Jack Tempest had caught it with that hat stand that Mr Karlssen had bought for his Stetsons and twirled it around like a cheerleader’s baton and thrown it straight back at him, scoring an unbelievable bull’s-eye first time. It had been a hell of a shot. I personally couldn’t believe it. I mean, of all the things to be good at! Tempest must’ve had one of those neck ties himself (and presumably a similar make of hat stand) because I couldn’t see how he could’ve possibly made a shot like that without months of practice. Still, that’s Jack Tempest for you. And he wonders why everyone hates him.
Anyway, that had been the official version of Mr Karlssen’s death although it hadn’t actually been the end of him, because Tempest had ducked out to go after Silverfish while Mr Karlssen had still been struggling. Under normal circumstance one of us might have come to his aid but no one lifted a finger to save him. Oh we’d all been there, and close enough to untwine the boleadoras, but no one felt so inclined, not after all we’d endured at his hands, so we folded our arms, passed around the fags and watched him turn several shades of scarlet as he choked on this ultimate betrayal.
Mr Gonzales made sure with a bullet to the head – which is what Tempest should’ve done – then rejoined the battle. Personally, I decided to leave it when I saw all those airborne troops parachuting in and I got as far as Panama before The Agency had to pick me up once more.

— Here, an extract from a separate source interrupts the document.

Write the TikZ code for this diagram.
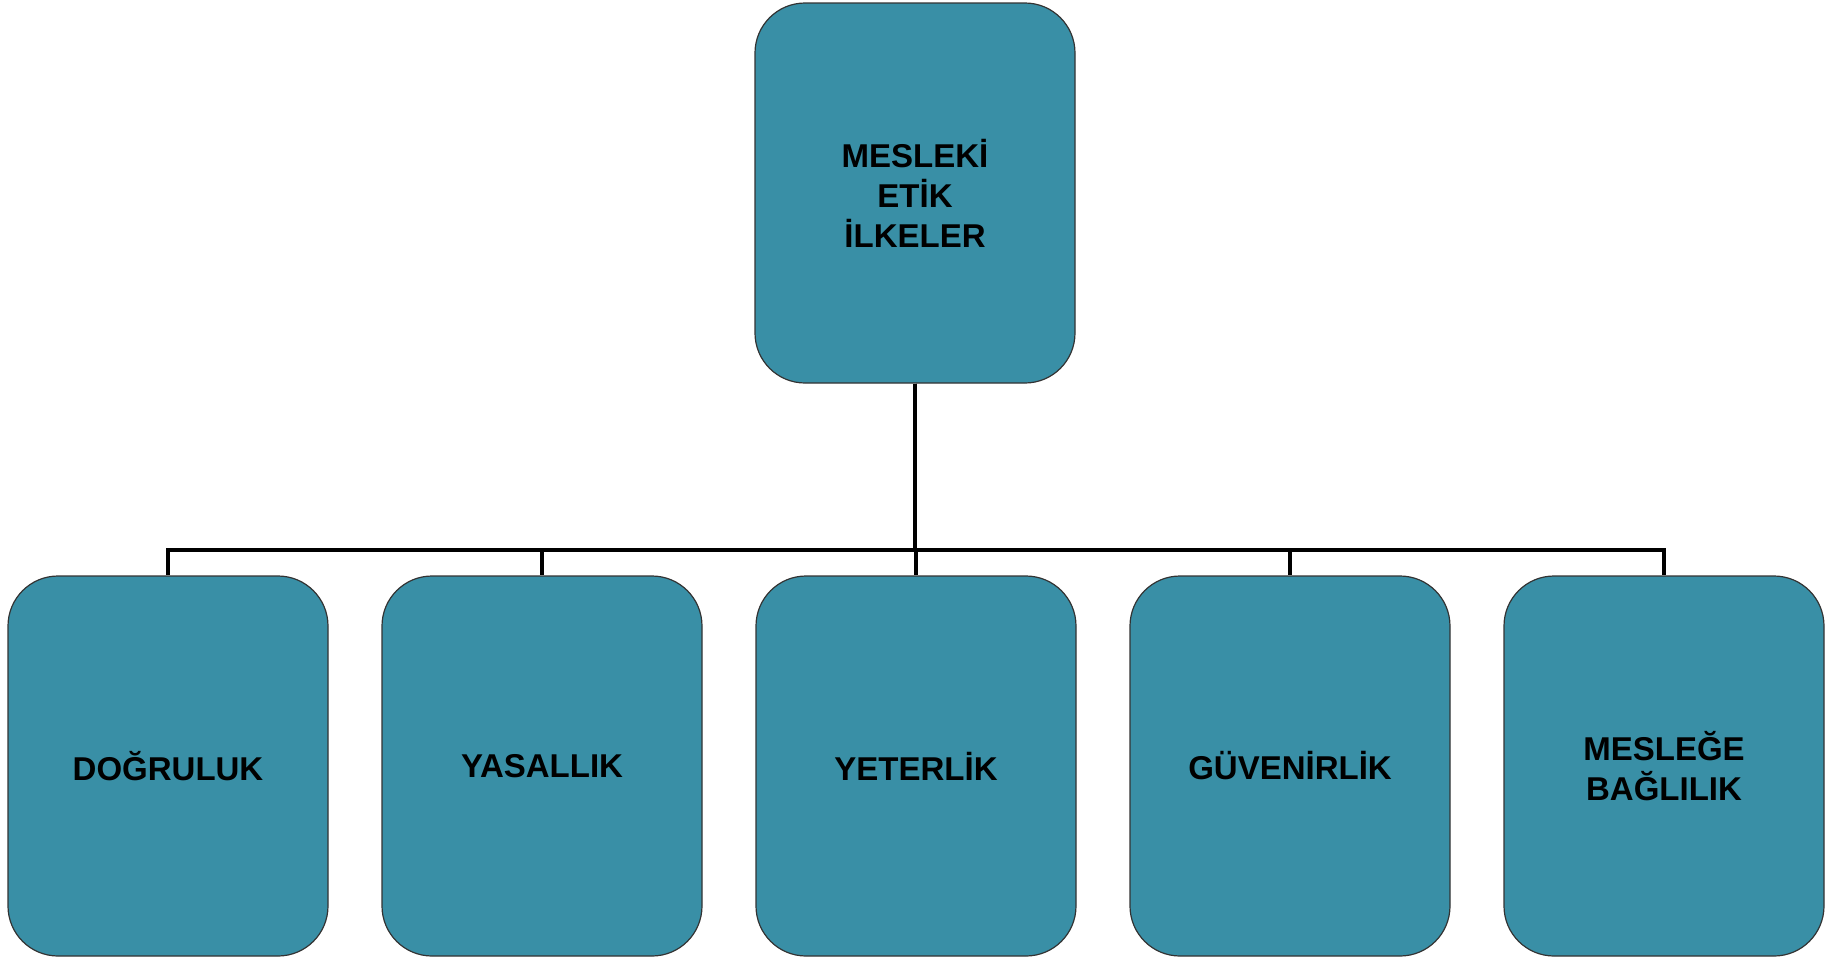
\documentclass[tikz,border=0pt]{standalone}
\usepackage{fontspec}
\setmainfont{Liberation Sans}
\definecolor{tealbox}{RGB}{57,143,166}

\begin{document}
\begin{tikzpicture}
%define
\tikzstyle{ilke} = [rectangle, rounded corners=25pt, minimum width=160pt, minimum height=190pt, text centered, draw=black!80, line width=0.6pt, fill=tealbox, font=\fontsize{16.5}{20}\selectfont\bfseries, align=center]
\tikzstyle{link} = [line width=2pt, line join=miter]

\useasboundingbox (0,0) rectangle (916.5pt,-480pt);

\node[ilke](etik) at (457.5pt,-96.5pt){MESLEK\.I\\ET\.IK\\\.ILKELER};
\node[ilke](dogruluk) at (84pt,-383pt){DO\u{G}RULUK};
\node[ilke, right of = dogruluk, node distance=187pt](yasallik){YASALLIK};
\node[ilke, right of = yasallik, node distance=187pt](yeterlik){YETERL\.IK};
\node[ilke, right of = yeterlik, node distance=187pt](guvenirlik){G\"UVEN\.IRL\.IK};
\node[ilke, right of = guvenirlik, node distance=187pt](baglilik){MESLE\u{G}E\\BA\u{G}LILIK};

\coordinate (bus) at (0,-275pt);

\foreach \n in {dogruluk, yasallik, yeterlik, guvenirlik, baglilik}
  \draw[link](etik.south) -- (etik.south |- bus) -| (\n.north);

\end{tikzpicture}
\end{document}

So I’d had my fair share of run-ins with right-hand men but none, not even Mr Karlssen, compared with Sun Dju, who was the fruitiest bird I’d ever known – in every sense of the word.
I’d not crossed her path before but she’d come to the island just as we were completing the cherries’ basic training. She’d been accompanying her boss, Xian Xe Xu, who liked to be called X3 – which would’ve been okay had we been his Facebook friends but which created problems when we’d had to address him verbally. No one knew what to call him. X cubed? X to the power of three? Triple X? Nine X? I mean, seriously, what’s your name mate? In the event most of us had simply played it safe and called him “sir” to his face and “that X bloke” behind his back, which seemed to do the trick.